Horizontal Partitioning

This splits tables by rows, usually based on a partition key. PostgreSQL supports this natively:

CREATE TABLE user (
    user_id     int not null,
    created     date not null,
    age         int,
    name        varchar(255)
) PARTITION BY RANGE (age);

The Sharding Pattern

Sharding takes partitioning to the next level by distributing data across multiple servers. While PostgreSQL doesn’t provide this out-of-box, tools like Citus make it possible.

When to Use It

Consider sharding when:

You’ve exceeded the capacity of a single server
Your data can be cleanly partitioned by a shard key
You need horizontal scalability

Trade-offs

Sharding adds significant complexity to your system. Cross-shard queries become challenging, and you need to carefully consider your sharding strategy.
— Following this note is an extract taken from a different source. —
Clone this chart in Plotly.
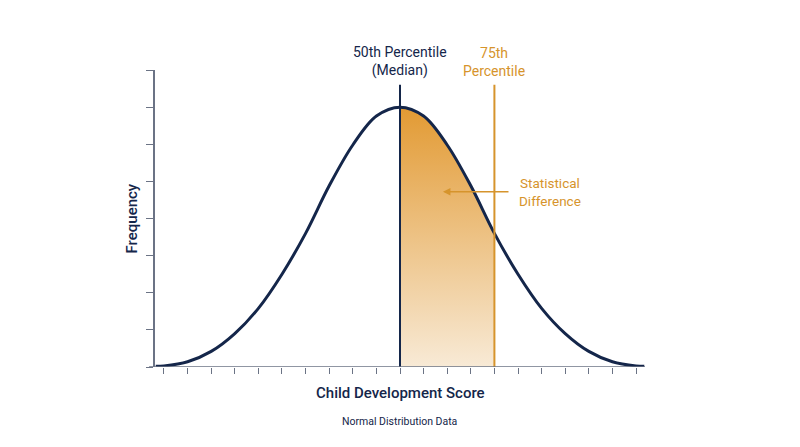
import plotly.graph_objects as go

# score offsets from the median (one tick per unit)
scores = [-10.35, -10, -9, -8, -7, -6, -5, -4, -3, -2, -1, 0,
          1, 2, 3, 4, 5, 6, 7, 8, 9, 10, 10.35]
# curve height (axis units, peak = 7)
frequency = [0.02, 0.03, 0.14, 0.42, 0.90, 1.58, 2.50, 3.60, 4.88, 5.98, 6.76, 7.0,
             6.76, 5.98, 4.88, 3.60, 2.50, 1.58, 0.90, 0.42, 0.14, 0.03, 0.02]
x_ticks = list(range(-10, 11))
y_ticks = list(range(0, 9))

median_score = 0
p75_score = 4

NAVY = "#14264A"
ORANGE = "#D6942C"
AXIS = "#6B7385"
FONT = "Roboto"

shade_x = [s for s in scores if median_score <= s <= p75_score]
shade_y = [f for s, f in zip(scores, frequency) if median_score <= s <= p75_score]

fig = go.Figure()

fig.add_trace(go.Scatter(
    x=shade_x,
    y=shade_y,
    mode="lines",
    line=dict(width=0, shape="spline"),
    fill="tozeroy",
    fillgradient=dict(
        type="vertical",
        colorscale=[[0, "#F8EAD6"], [1, "#E29A33"]],
    ),
    hoverinfo="skip",
    showlegend=False,
))

fig.add_trace(go.Scatter(
    x=scores,
    y=frequency,
    mode="lines",
    line=dict(color=NAVY, width=3, shape="spline"),
    showlegend=False,
))

fig.add_trace(go.Scatter(
    x=[median_score, median_score],
    y=[0, 7.6],
    mode="lines",
    line=dict(color=NAVY, width=2),
    showlegend=False,
))

fig.add_trace(go.Scatter(
    x=[p75_score, p75_score],
    y=[0, 7.6],
    mode="lines",
    line=dict(color=ORANGE, width=2),
    showlegend=False,
))

# x axis line runs a little past the y axis
fig.add_shape(
    type="line", xref="paper", yref="y",
    x0=-0.012, x1=1, y0=0, y1=0,
    line=dict(color=AXIS, width=1.5),
)

fig.add_annotation(
    x=median_score, y=1.028, xref="x", yref="paper",
    text="50th Percentile<br>(Median)", showarrow=False,
    font=dict(family=FONT, size=14, color=NAVY),
    xanchor="center", yanchor="middle",
)
fig.add_annotation(
    x=p75_score, y=1.028, xref="x", yref="paper",
    text="75th<br>Percentile", showarrow=False,
    font=dict(family=FONT, size=14, color=ORANGE),
    xanchor="center", yanchor="middle",
)
fig.add_annotation(
    x=6.35, y=4.72, xref="x", yref="y",
    text="Statistical<br>Difference", showarrow=False,
    font=dict(family=FONT, size=13.5, color=ORANGE),
    xanchor="center", yanchor="middle",
)
fig.add_annotation(
    x=1.82, y=4.72, ax=4.66, ay=4.72,
    xref="x", yref="y", axref="x", ayref="y",
    text="", showarrow=True,
    arrowhead=2, arrowsize=1, arrowwidth=1.5, arrowcolor=ORANGE,
)
fig.add_annotation(
    x=-0.047, y=0.5, xref="paper", yref="paper",
    text="Frequency", showarrow=False, textangle=-90,
    font=dict(family=FONT, size=15, color=NAVY, weight=500),
    xanchor="center", yanchor="middle",
)
fig.add_annotation(
    x=0.5, y=-0.088, xref="paper", yref="paper",
    text="Child Development Score", showarrow=False,
    font=dict(family=FONT, size=15, color=NAVY, weight=500),
    xanchor="center", yanchor="middle",
)
fig.add_annotation(
    x=0.5, y=-0.182, xref="paper", yref="paper",
    text="Normal Distribution Data", showarrow=False,
    font=dict(family=FONT, size=10.5, color=NAVY),
    xanchor="center", yanchor="middle",
)

fig.update_xaxes(
    range=[-10.38, 10.38],
    tickvals=x_ticks,
    showticklabels=False,
    ticks="outside", ticklen=6, tickwidth=1.2, tickcolor=AXIS,
    showgrid=False, zeroline=False, showline=False,
)
fig.update_yaxes(
    range=[0, 8],
    tickvals=y_ticks,
    showticklabels=False,
    ticks="outside", ticklen=7, tickwidth=1.2, tickcolor=AXIS,
    showgrid=False, zeroline=False,
    showline=True, linecolor=AXIS, linewidth=1.5,
)

# the page body adds 8px around the figure
fig.update_layout(
    width=792,
    height=439,
    margin=dict(l=147, r=155, t=62, b=80),
    plot_bgcolor="white",
    paper_bgcolor="white",
    font=dict(family=FONT),
)

fig.write_html("out.html")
The Vertical Scaling Pattern

Sometimes the simplest solution is to just add more resources to your existing database server. More often then not this is one of the first solutions to go to, before taking a look at more complex ones.

Trade-offs

While simple to implement, this pattern has clear limitations:

Cost increases can be substantial
Hardware limits eventually become a barrier
You still have a single point of failure

The Materialized View Pattern

This pattern involves pre-computing complex queries and storing the results. It’s particularly useful for reporting and analytics scenarios where real-time data isn’t critical.

When to Use It

Consider this pattern when:

You have complex queries that run frequently
The underlying data changes infrequently
You can tolerate some data staleness

Trade-offs

The main challenge is managing the refresh cycle - when to update the materialized view and how to handle the load during updates.

Conclusion

Each of these patterns has its place in your database scaling toolkit. The key is understanding their trade-offs and choosing the right combination for your specific needs. In my experience, successful database scaling usually involves applying several of these patterns together, guided by careful observation of your application’s actual usage patterns.